EXERCISE DIRECTIONS ->
Go through the entries below and collect each line with the string "this" in it.
== STORED ROWS
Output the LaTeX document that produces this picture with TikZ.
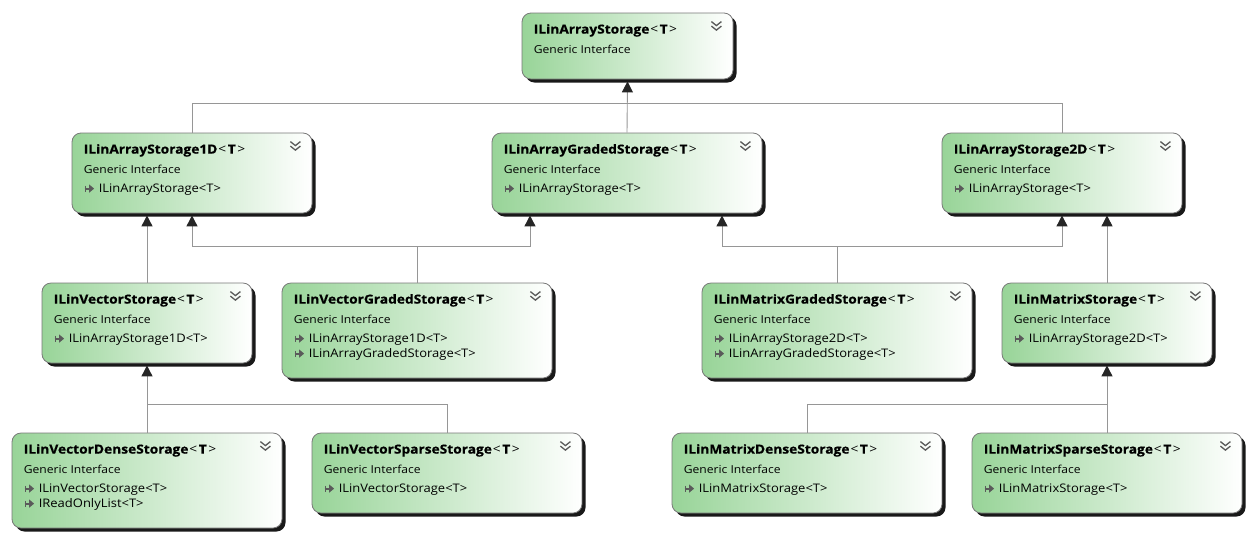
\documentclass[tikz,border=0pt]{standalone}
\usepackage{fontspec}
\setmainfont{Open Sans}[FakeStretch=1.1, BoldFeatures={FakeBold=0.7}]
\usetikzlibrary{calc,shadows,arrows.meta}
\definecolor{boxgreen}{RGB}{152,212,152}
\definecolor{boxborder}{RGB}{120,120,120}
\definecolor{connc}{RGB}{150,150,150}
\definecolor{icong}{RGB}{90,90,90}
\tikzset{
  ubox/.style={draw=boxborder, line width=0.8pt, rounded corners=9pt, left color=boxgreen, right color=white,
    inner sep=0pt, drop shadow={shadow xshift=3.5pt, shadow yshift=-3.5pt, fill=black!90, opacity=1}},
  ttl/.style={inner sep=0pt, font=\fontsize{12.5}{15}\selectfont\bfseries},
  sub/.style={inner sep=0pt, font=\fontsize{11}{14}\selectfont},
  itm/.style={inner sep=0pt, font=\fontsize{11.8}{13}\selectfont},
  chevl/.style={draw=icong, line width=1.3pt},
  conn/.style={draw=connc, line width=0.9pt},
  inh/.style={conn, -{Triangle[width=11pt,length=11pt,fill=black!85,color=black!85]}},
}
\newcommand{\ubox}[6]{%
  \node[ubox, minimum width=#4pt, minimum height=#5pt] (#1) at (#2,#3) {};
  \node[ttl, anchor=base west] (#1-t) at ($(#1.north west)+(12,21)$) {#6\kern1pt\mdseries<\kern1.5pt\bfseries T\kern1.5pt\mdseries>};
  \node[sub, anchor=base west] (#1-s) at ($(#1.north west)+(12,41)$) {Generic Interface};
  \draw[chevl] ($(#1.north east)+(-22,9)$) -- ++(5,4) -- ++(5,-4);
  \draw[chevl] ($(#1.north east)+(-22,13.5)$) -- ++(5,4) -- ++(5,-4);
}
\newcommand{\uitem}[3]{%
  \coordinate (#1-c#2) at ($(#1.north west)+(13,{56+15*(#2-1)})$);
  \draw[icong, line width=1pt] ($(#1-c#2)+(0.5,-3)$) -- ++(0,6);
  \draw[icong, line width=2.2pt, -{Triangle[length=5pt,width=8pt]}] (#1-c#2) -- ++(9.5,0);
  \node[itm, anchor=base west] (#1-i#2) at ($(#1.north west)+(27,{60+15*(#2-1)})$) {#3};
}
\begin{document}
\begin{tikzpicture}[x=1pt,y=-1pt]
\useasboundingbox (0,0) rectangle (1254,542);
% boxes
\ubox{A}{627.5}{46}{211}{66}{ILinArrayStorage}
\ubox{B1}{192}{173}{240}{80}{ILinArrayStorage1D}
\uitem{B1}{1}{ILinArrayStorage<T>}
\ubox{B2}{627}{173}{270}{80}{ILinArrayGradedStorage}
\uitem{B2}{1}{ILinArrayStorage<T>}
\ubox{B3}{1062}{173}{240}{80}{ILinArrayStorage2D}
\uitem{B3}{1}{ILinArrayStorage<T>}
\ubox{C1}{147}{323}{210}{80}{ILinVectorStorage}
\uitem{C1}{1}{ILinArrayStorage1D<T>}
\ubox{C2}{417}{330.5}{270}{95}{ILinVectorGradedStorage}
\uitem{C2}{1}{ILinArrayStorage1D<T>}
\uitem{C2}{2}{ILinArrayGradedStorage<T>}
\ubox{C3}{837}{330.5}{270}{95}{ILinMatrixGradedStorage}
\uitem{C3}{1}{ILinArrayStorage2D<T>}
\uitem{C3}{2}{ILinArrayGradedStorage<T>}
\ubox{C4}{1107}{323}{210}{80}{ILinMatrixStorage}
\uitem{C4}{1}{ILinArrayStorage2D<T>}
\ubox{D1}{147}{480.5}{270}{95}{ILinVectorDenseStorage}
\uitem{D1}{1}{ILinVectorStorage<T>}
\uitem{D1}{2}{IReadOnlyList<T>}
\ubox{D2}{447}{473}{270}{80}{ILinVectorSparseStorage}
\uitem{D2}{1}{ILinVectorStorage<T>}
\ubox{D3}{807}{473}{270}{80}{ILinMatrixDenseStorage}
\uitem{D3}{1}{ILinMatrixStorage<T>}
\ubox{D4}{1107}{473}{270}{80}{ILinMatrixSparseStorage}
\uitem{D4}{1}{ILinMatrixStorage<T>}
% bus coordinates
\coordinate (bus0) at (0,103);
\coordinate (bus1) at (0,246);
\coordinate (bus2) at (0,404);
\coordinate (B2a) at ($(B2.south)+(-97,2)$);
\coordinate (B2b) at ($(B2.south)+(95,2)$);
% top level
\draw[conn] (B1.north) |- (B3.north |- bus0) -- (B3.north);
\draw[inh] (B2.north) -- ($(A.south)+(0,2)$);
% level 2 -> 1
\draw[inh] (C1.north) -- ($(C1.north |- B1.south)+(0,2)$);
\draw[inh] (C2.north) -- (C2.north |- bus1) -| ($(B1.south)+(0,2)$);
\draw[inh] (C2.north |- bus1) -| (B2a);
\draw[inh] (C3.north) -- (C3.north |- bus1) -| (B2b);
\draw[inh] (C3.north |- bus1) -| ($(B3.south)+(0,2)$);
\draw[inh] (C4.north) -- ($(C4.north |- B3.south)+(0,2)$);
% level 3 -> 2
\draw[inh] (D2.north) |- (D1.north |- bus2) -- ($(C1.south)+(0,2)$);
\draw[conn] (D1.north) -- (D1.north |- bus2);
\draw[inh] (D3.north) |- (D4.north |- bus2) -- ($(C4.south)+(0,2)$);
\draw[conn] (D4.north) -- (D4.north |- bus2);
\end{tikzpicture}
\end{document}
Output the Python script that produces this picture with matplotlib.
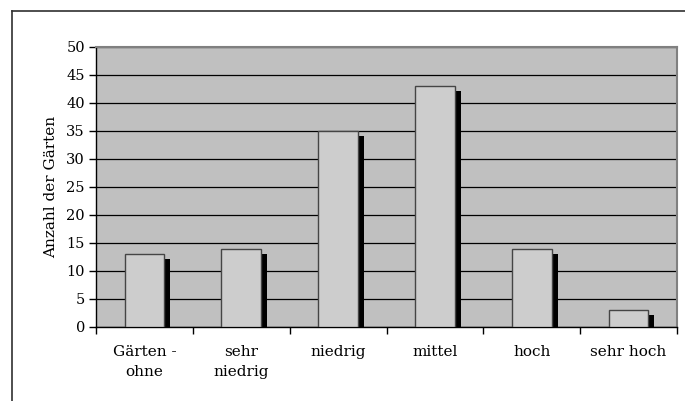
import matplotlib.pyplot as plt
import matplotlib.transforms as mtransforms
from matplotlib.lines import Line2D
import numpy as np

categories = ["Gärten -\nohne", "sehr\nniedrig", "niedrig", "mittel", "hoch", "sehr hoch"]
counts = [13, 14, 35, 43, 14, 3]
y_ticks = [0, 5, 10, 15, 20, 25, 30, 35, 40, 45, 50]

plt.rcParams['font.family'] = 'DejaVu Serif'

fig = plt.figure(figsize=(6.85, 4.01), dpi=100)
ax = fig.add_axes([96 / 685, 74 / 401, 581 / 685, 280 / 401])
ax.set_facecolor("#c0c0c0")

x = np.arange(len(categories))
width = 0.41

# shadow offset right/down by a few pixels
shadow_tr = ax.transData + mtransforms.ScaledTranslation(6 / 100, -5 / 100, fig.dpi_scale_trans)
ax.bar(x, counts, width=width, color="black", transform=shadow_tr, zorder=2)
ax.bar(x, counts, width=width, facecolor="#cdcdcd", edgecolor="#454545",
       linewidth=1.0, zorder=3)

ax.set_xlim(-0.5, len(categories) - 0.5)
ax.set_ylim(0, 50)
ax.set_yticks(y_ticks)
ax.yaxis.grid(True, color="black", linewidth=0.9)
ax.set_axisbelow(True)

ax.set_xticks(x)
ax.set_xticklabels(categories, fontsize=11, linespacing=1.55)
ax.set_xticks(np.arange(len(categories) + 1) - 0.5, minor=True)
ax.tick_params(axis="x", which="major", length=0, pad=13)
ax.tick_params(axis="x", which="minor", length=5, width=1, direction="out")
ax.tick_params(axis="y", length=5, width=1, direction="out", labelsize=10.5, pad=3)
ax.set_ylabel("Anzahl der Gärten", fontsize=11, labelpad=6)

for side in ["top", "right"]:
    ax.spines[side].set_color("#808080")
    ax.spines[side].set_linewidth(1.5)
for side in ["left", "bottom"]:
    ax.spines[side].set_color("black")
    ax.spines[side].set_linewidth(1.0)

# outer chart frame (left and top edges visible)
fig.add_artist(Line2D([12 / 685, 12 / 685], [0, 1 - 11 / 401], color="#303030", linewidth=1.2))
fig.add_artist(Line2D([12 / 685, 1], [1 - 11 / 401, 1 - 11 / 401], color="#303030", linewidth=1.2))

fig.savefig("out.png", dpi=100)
====
EXERCISE SOLUTION ->
Output the LaTeX document that produces this picture with TikZ.
Output the Python script that produces this picture with matplotlib.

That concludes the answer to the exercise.